Prof. Sebastiaan van Nuffel

Maastricht University, Netherlands
Throughout his scientific career, Sebastiaan Van Nuffel has built up extensive expertise in imaging mass spectrometry, specifically time-of-flight secondary ion mass spectrometry (ToF-SIMS) and its application in biological and medical research. He completed his PhD at the University of Nottingham in the UK. He then worked as a postdoctoral researcher at the French National Center for Scientific Research, followed by a second postdoc at the Pennsylvania State University in the US. Currently, he holds the position of Assistant Professor (tenured) at the Faculty of Science and Engineering and is embedded in the Maastricht MultiModal Molecular Imaging (M4i) at the Maastricht University in the Netherlands.

Talk title: Investigating biointerfaces using integrative ToF-SIMS imaging
Dr. Sebastiaan Van Nuffel is presenting various examples of the ongoing research in his group using Time-of-Flight Secondary Ion Mass Spectrometry (ToF-SIMS) imaging. ToF-SIMS is an ultra-high vacuum (UHV) technique capable of analyzing the top 1-3 monolayers of a surface. For the past two decades, ToF-SIMS imaging in particular has successfully answered various research questions, because it can visualize the spatial distribution of small molecules (< 2000 Da) in 2D with a spatial resolution comparable to that of a light microscope. Through ion beam sputtering, it is also possible to depth profile and create 3D image stacks with a depth resolution down to 5-10 nm. ToF-SIMS imaging can be used to simultaneously investigate the elemental composition, the metabolome and the lipidome of single cells and tissue sections as well as their interaction with non-native compounds such as drugs or toxins. Furthermore, as ToF-SIMS can observe inorganic and organic compounds, it is also eminently suited for research involving biointerfaces.

Although ToF-SIMS allows for label-free detection, ambiguity always remains with regards to structural identification of compounds given the secondary ions of the different compounds present in the sample are all formed together after the impact of the primary ion. Consequently, a typical ToF-SIMS mass spectrum can be considered a summation of the spectra of the individual compounds present and spatial colocation does not necessarily mean that these mass peaks all originate from one compound.
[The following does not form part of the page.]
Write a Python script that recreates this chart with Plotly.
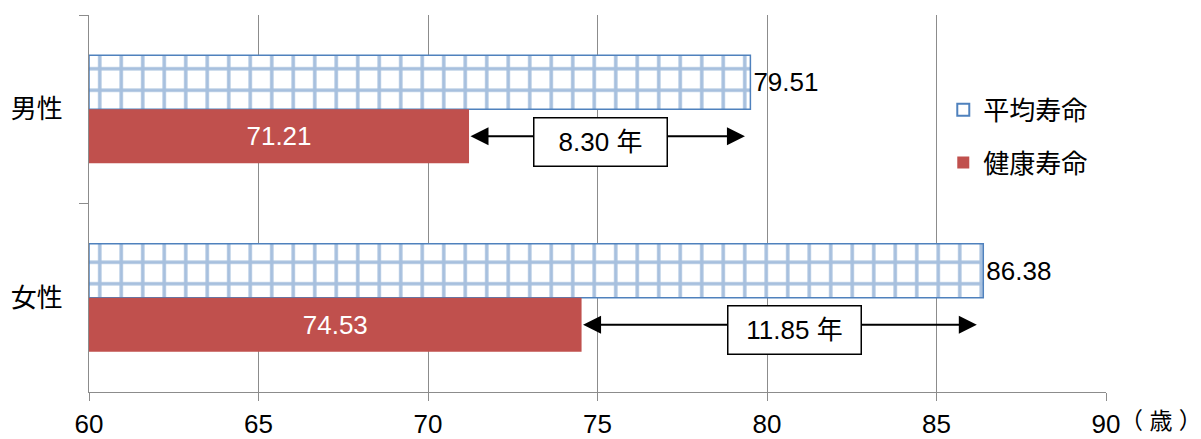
import plotly.graph_objects as go

# 平均寿命と健康寿命（男女別）
categories = ["男性", "女性"]
life_expectancy = [79.51, 86.38]     # 平均寿命
healthy_life = [71.21, 74.53]        # 健康寿命
gap_labels = ["8.30 年", "11.85 年"]  # 差
x_ticks = [60, 65, 70, 75, 80, 85, 90]
X_MIN = 60

BLUE = "#4F81BD"
RED = "#C0504D"
GRID = "#8C8C8C"
FONT = "Liberation Sans, Arial, Noto Sans CJK JP, sans-serif"
FS = 26
BAR_W = 0.287

fig = go.Figure()

# 平均寿命: 白地に青い格子模様（軸の起点 60 から描画）
fig.add_trace(go.Bar(
    y=categories, x=[v - X_MIN for v in life_expectancy], base=X_MIN,
    orientation="h", width=BAR_W, offset=-BAR_W,
    marker=dict(color="white", line=dict(color=BLUE, width=1.5),
                pattern=dict(shape="+", fgcolor=BLUE, bgcolor="white",
                             size=21.5, solidity=0.3, fillmode="overlay")),
    text=[f"{v:.2f}" for v in life_expectancy], textposition="outside",
    textfont=dict(size=FS, color="black", family=FONT),
    cliponaxis=False, showlegend=False, name="平均寿命",
))

# 健康寿命
fig.add_trace(go.Bar(
    y=categories, x=[v - X_MIN for v in healthy_life], base=X_MIN,
    orientation="h", width=BAR_W, offset=0,
    marker=dict(color=RED, line=dict(width=0)),
    text=[f"{v:.2f}" for v in healthy_life], textposition="inside",
    insidetextanchor="middle",
    textfont=dict(size=FS, color="white", family=FONT),
    showlegend=False, name="健康寿命",
))

# 凡例用
fig.add_trace(go.Bar(y=[None], x=[None], orientation="h", name="平均寿命",
                     marker=dict(color="white", line=dict(color=BLUE, width=2)),
                     legendgroup="a"))
fig.add_trace(go.Bar(y=[None], x=[None], orientation="h", name="健康寿命",
                     marker=dict(color=RED, line=dict(width=0)),
                     legendgroup="b"))

# 差を示す両矢印とラベル
arrow_ends = [79.35, 86.19]
label_x = [75.10, 80.80]
for i in range(len(categories)):
    yc = i + BAR_W / 2
    fig.add_annotation(
        x=arrow_ends[i], y=yc, ax=healthy_life[i], ay=yc,
        xref="x", yref="y", axref="x", ayref="y",
        text="", showarrow=True, arrowhead=2, arrowside="end+start",
        arrowsize=1.8, arrowwidth=2, arrowcolor="black",
        standoff=0, startstandoff=0,
    )
    fig.add_annotation(
        x=label_x[i], y=yc + 0.03, xref="x", yref="y",
        text=gap_labels[i], showarrow=False,
        font=dict(size=FS, color="black", family=FONT),
        bgcolor="white", bordercolor="black", borderwidth=1.5,
        width=130, height=45, borderpad=1,
    )

# 単位
fig.add_annotation(
    x=1.0118, y=-0.078, xref="paper", yref="paper",
    xanchor="left", yanchor="middle", showarrow=False,
    text="（ 歳 ）", font=dict(size=FS - 3, color="black", family=FONT),
)

fig.update_layout(
    width=1201, height=439,
    margin=dict(l=89, r=95, t=15, b=47),
    paper_bgcolor="white", plot_bgcolor="white",
    barmode="overlay",
    font=dict(family=FONT, size=FS, color="black"),
    legend=dict(x=0.840, y=0.678, xanchor="left", yanchor="middle",
                bgcolor="rgba(0,0,0,0)", tracegroupgap=16,
                font=dict(size=FS, family=FONT)),
    xaxis=dict(range=[X_MIN, 90], tickvals=x_ticks, showgrid=True,
               gridcolor=GRID, gridwidth=1, showline=True, linecolor=GRID,
               linewidth=1.2, ticks="outside", ticklen=8, tickcolor=GRID,
               ticklabelstandoff=1, automargin=False,
               tickfont=dict(size=FS, family=FONT), zeroline=False),
    yaxis=dict(categoryorder="array", categoryarray=categories,
               autorange="reversed", tickson="boundaries",
               showline=True, linecolor=GRID, linewidth=1.2,
               ticks="outside", ticklen=9, tickcolor=GRID,
               ticklabelstandoff=20, showgrid=False, automargin=False,
               tickfont=dict(size=FS, family=FONT)),
)

fig.write_html("out.html")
Luckily, the creation of ToF-SIMS instruments with MS/MS capabilities makes unambiguous identification finally possible. Regardless, the data generated is very complex, especially in the case of biological systems, and its integration with multivariate analysis techniques for image segmentation and more advanced machine learning approaches for biomarker discovery will be covered as well. In addition, it is difficult to detect large molecules such as intact proteins with a typical ToF-SIMS instrument. It is therefore necessary to integrate ToF-SIMS with other techniques such immunohistochemistry in order to establish a spatially resolved multi-omics atlas. However, there are several issues still hampering its widespread application. In order to become truly competitive with immunofluorescence microscopy, the same field of view needs to be achieved at a similar throughput rate. Ongoing research efforts developing SIMS-IHC methods in combination with novel stigmatic SIMS imaging instrumentation will be discussed.